I hugged my son, long and hard, as his shoulders heaved and he let out the emotions that had roiled just below the surface all day. His sobs brought tears to my eyes and I held him so tightly, willing the pain to go away.
And yet, I know, pain has a purpose. But, that doesn’t keep me from getting angry about it when it visits my son again and again.
It’s almost Christmas in the snowy Midwest, which usually conjures Currier & Ives visions–Rockwellian scenes of family around the hearth, rosy-cheeked children sledding, cookies baking in the oven. In my house, we have some of that. Stockings hung over the fire. Presents wrapped under the tree.
We also have some rather chronic situations.
The detail on those situations is unimportant. They are just tough family issues that we deal with, as I am sure many families do. But if I struggle with them as an adult, I can only imagine how difficult my 12-year-old finds the same.

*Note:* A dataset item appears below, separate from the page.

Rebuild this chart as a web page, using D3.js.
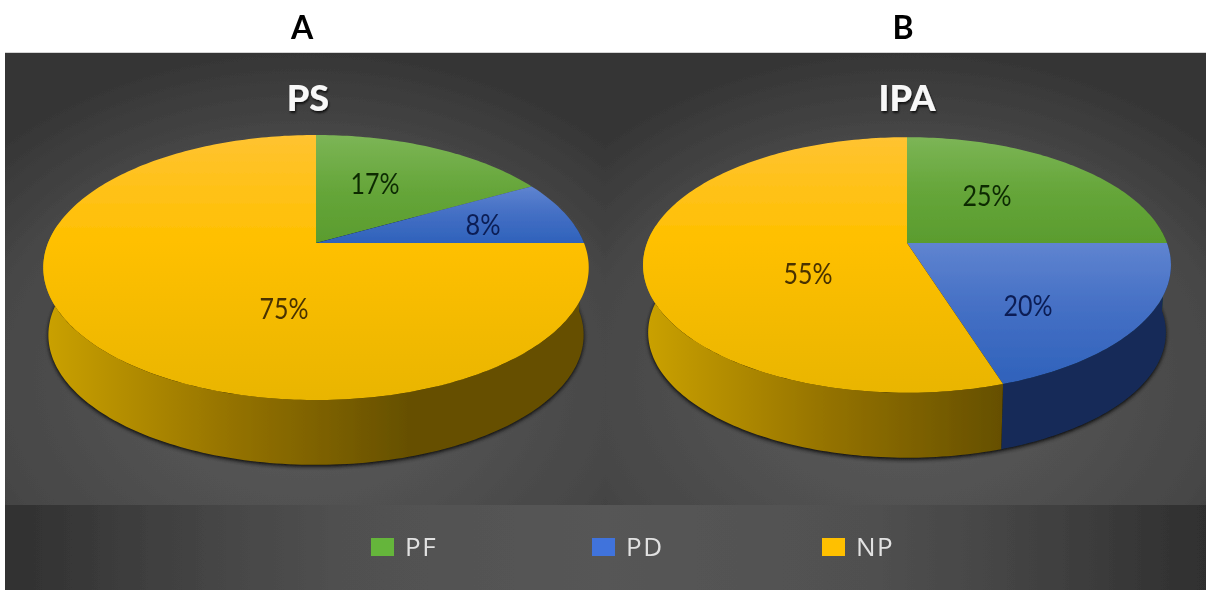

I do what I can do tonight. I make hot chocolate, put on the Christmas music and pull out the presents he needs to wrap for his aunts. Within the hour, he is smiling and even choosing Christmas carols from my playlist.
I don’t want to make light of it. I’m no miracle worker. I am Mom, though—and while I cried tonight because I feel inadequate to help him with this pain, there is a reason Mom starts with a capital letter. At times, my hug, my presence, my unconditional love, is enough to keep troubles at bay—at least for an evening.
I cried tonight because I was angry. In the same way that my son does not understand why he seems to get thrown curveballs other kids don’t have to field, I grapple with the seeming unfairness of it also. And I look at the tiny arsenal I have at my disposal. My rather limited tools to fight back—against life, fate, whatever this is—seem laughable at times. How do I make chronic tough bits better?
I don’t. I’ve realized, now that the cry is over and the calm has set in, that I don’t make the chronic tough bits better. I alleviate pain temporarily. But really, what I do, is help my son to cope with challenges, with pain. To dive into them. To feel his anger, his disappointment. And then, to feel what lies underneath those—a deep sadness for what might have been, what never will be, what is. I cook dinner. I run baths. I play the Christmas carols. I pay bills. I am, if nothing else, a solid, unwavering presence. He knows who I am. Hell, everyone knows who I am. I make no secret of it. Love me or not—here I am. I have to believe that unflappable solidity helps him somehow.
I help him realize these feelings will not be the death of him. That there will be good days and bad days. That sometimes hot chocolate will have to be enough to bring joy. And other times, we will be elated at an unexpected smile the Universe throws our way. Life is carving out space in him—he will hold multitudes, like it or not. Perhaps more multitudes than many of his peers will be asked to hold. So be it.
Holding space for someone is a sacred endeavor. Here’s wishing you the space a loved one has carved out for you this holiday season. May you see it, feel it, breathe it in and relax into that unconditional love. When it comes down to it, this is what this Christmas season is about anyway.